Snowball

Snowball is a small string processing language designed for creating stemming algorithms for use in Information Retrieval. This site describes Snowball, and presents several useful stemmers which have been implemented using it.

The Snowball compiler translates a Snowball script into another language - currently ISO C, Java and Python are supported.

Since it effectively provides a ‘suffix STRIPPER GRAMmar’, I had toyed with the idea of calling it ‘strippergram’, but good sense has prevailed, and so it is ‘Snowball’ named as a tribute to SNOBOL, the excellent string handling language of Messrs Farber, Griswold, Poage and Polonsky from the 1960s.

Martin Porter

Please address all Snowball-related mail to the snowball-discuss mailing list.
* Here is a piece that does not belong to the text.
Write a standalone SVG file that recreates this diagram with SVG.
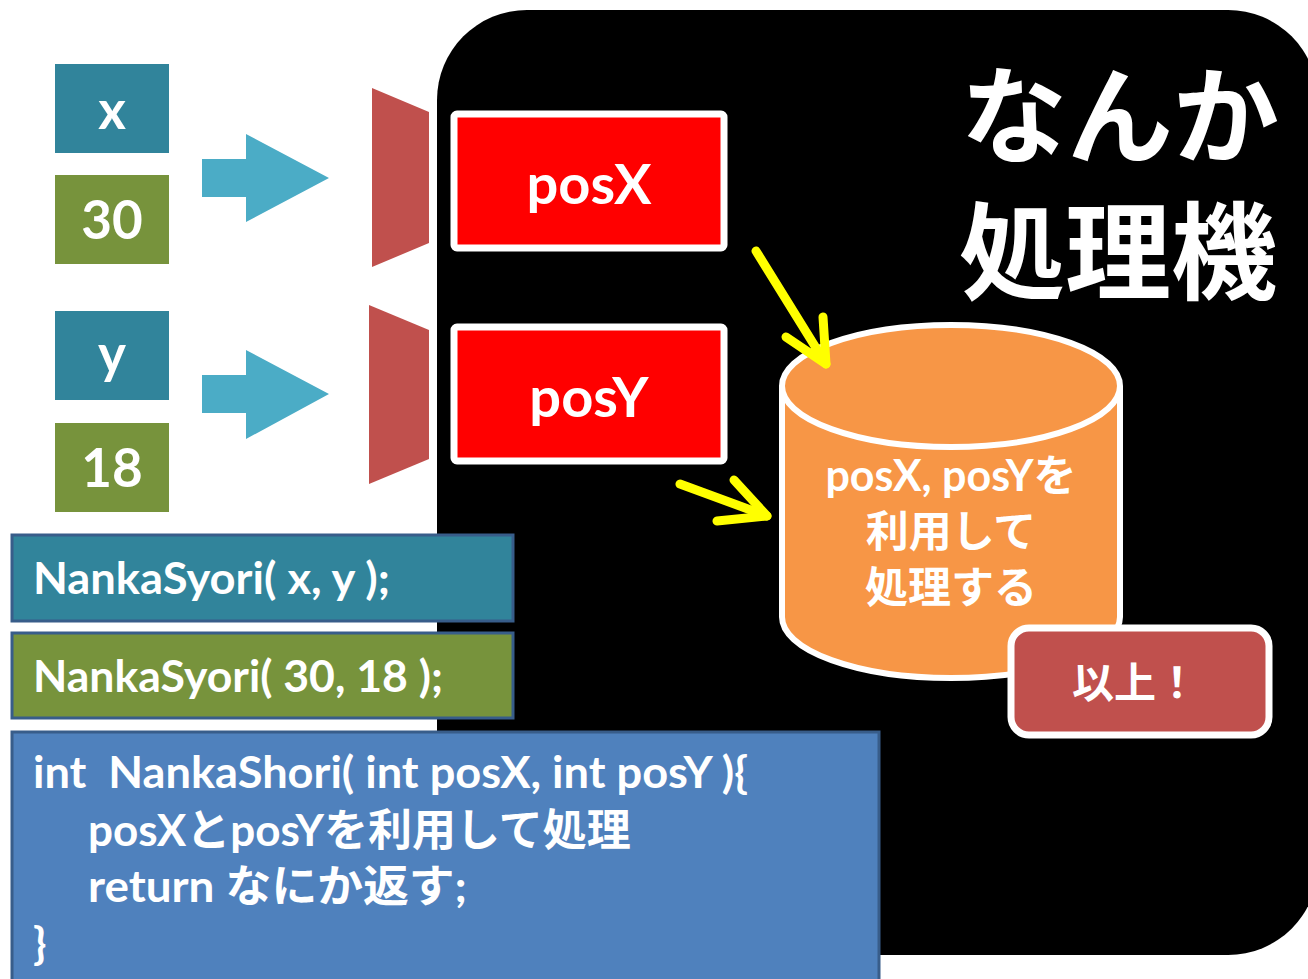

Any such mail sent directly to individual developers may be answered less speedily, and in any case they reserve the right to post their answers on snowball-discuss.

Major events

  • Sep 2015 - New home for snowball on snowballstem.org.
  • Sep 2014 - Martin Porter retires from snowball development.
  • May 2012 - Contributed stemmers for Irish and Czech.
  • Jul 2010 - Contributed stemmers for Armenian, Basque, Catalan.
  • Mar 2007 - Romanian stemmer.
  • Jan 2007 - Turkish stemmer. Contributed by Evren (Kapusuz) Cilden.
  • Sep 2006 - Hungarian stemmer. Contributed by Anna Tordai.
  • Jun 2006 - Supported and updated Python bindings.
  • May 2005 - UTF-8 Unicode support.
  • Sep 2002 - Finnish stemmer.
  • Jul 2002 - ISO Latin I as default The use of MS DOS Latin I is now history, but the old versions of the Snowball stemmers are still accessible on the site.
  • May 2002 - Unicode support
  • Feb 2002 - Java support Richard has modified the snowball code generator to produce Java output as well as ANSI C output. This means that pure Java systems can now use the snowball stemmers.